I often criticize the built-in "help" system in Microsoft Office. One of its greatest shortcomings in my mind is that it beats around the bush before telling you how to do something relatively simple. Sometimes it never tells you. Recently I wanted to merge a Word document into another. Naturally, I looked for an "insert file" command on the ribbon. But it was nowhere to be found. Alas, I would have to begrudgingly turn to "help" for help. I searched for "insert file," and was confronted with this convoluted message:
Symptoms You want to insert text from another document into the document that you are working on, but you can't find the Insert File command.
Cause The Insert File command has been renamed Text from File and moved to the Object menu on the Insert tab in Microsoft Office Word 2007.
Resolution Use the Insert tab to access the Text from File command.
Now, assuming that you don't feel like you've been diagnosed with a disease, by the time you're at the end of that robotic message, you have an answer. One has to wonder whether we're really any better off than we were in the days of clippy.
But this is how I really interpreted the "help":
Symptoms You want to insert text from another document into the document that you are working on, but you can't find the Insert File command.

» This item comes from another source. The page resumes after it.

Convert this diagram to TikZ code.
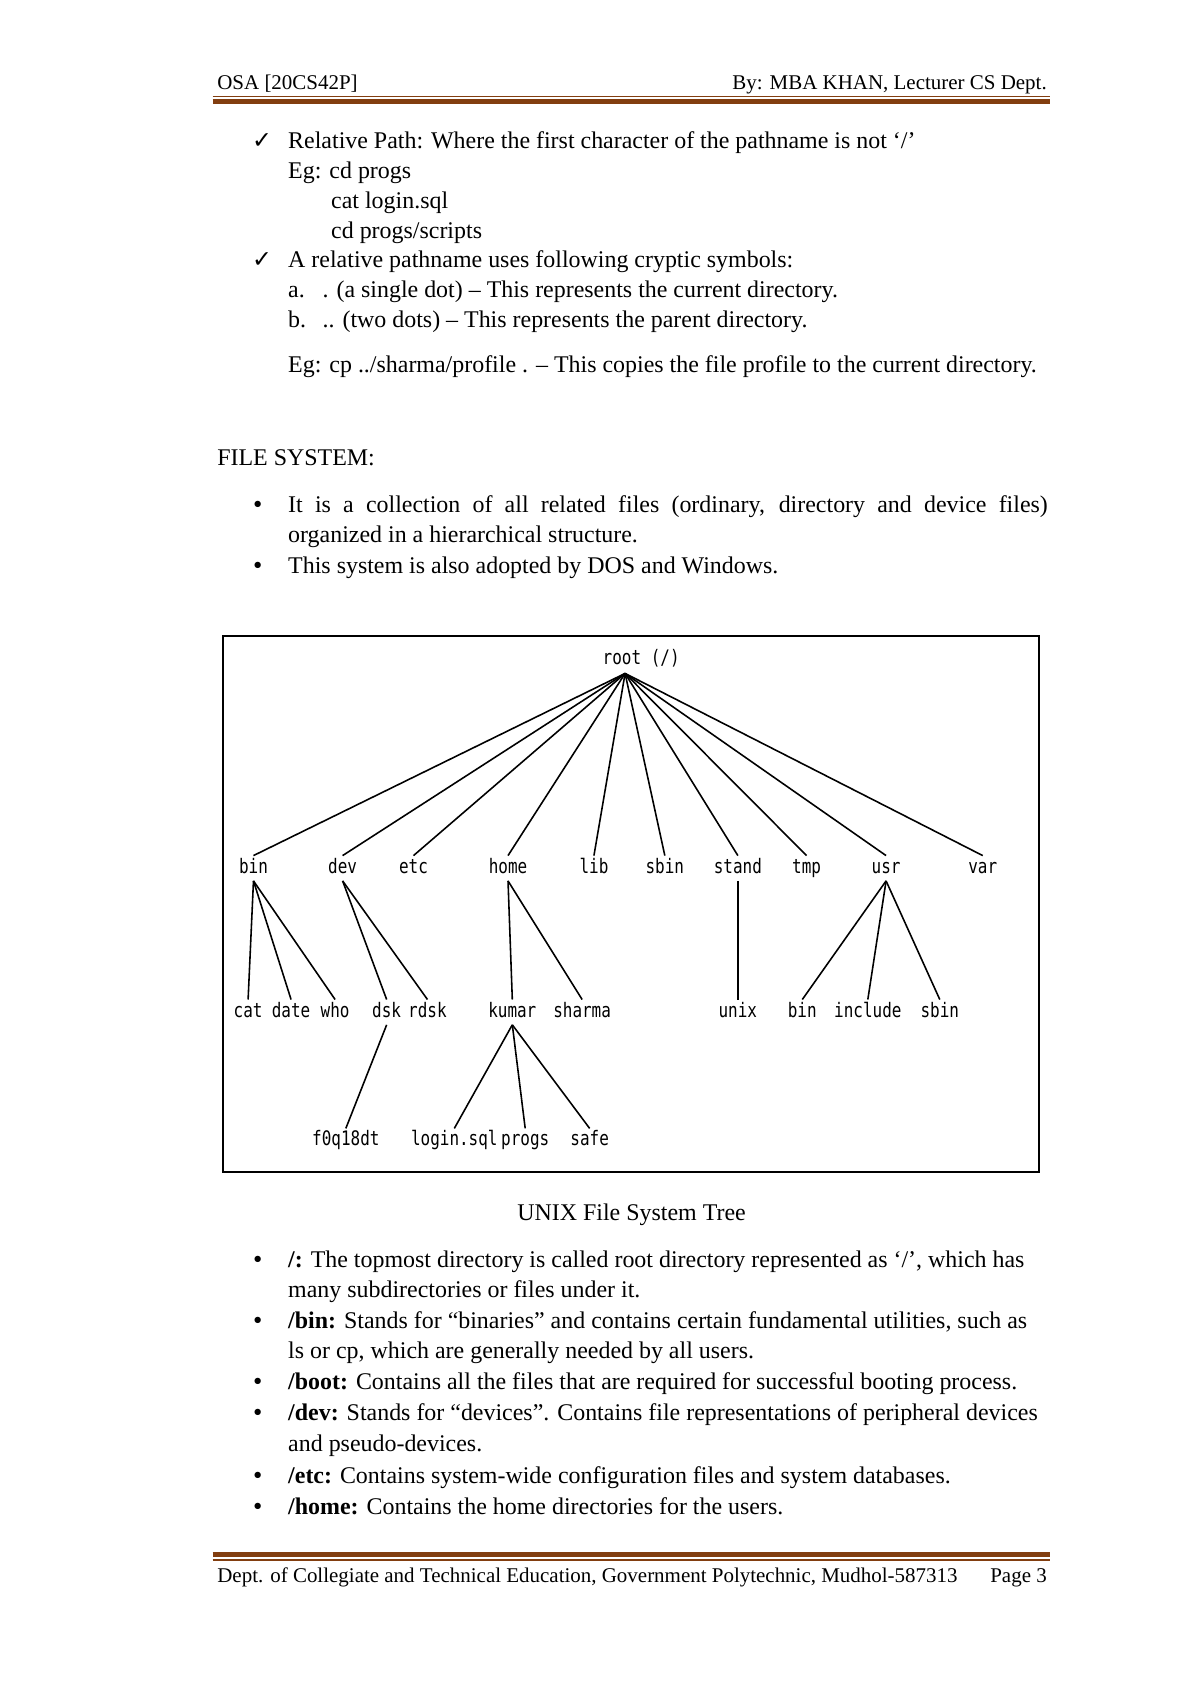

Cause We renamed Insert File command to something less intuitive so that it's no longer recognizable by name (Text from File). We also moved it to the Object menu making it more difficult to find in Microsoft Office Word 2007.
Resolution Avoid using software with confusing interfaces and overly verbose help documentation.
Indeed, this is a better resolution.
One of the things I like most about Pages, Apple's word processor in the iWork suite, is that when you type a menu command in the help search field, the top hit shows you exactly where to find that menu item. Simple and genius design from people who actually use the software.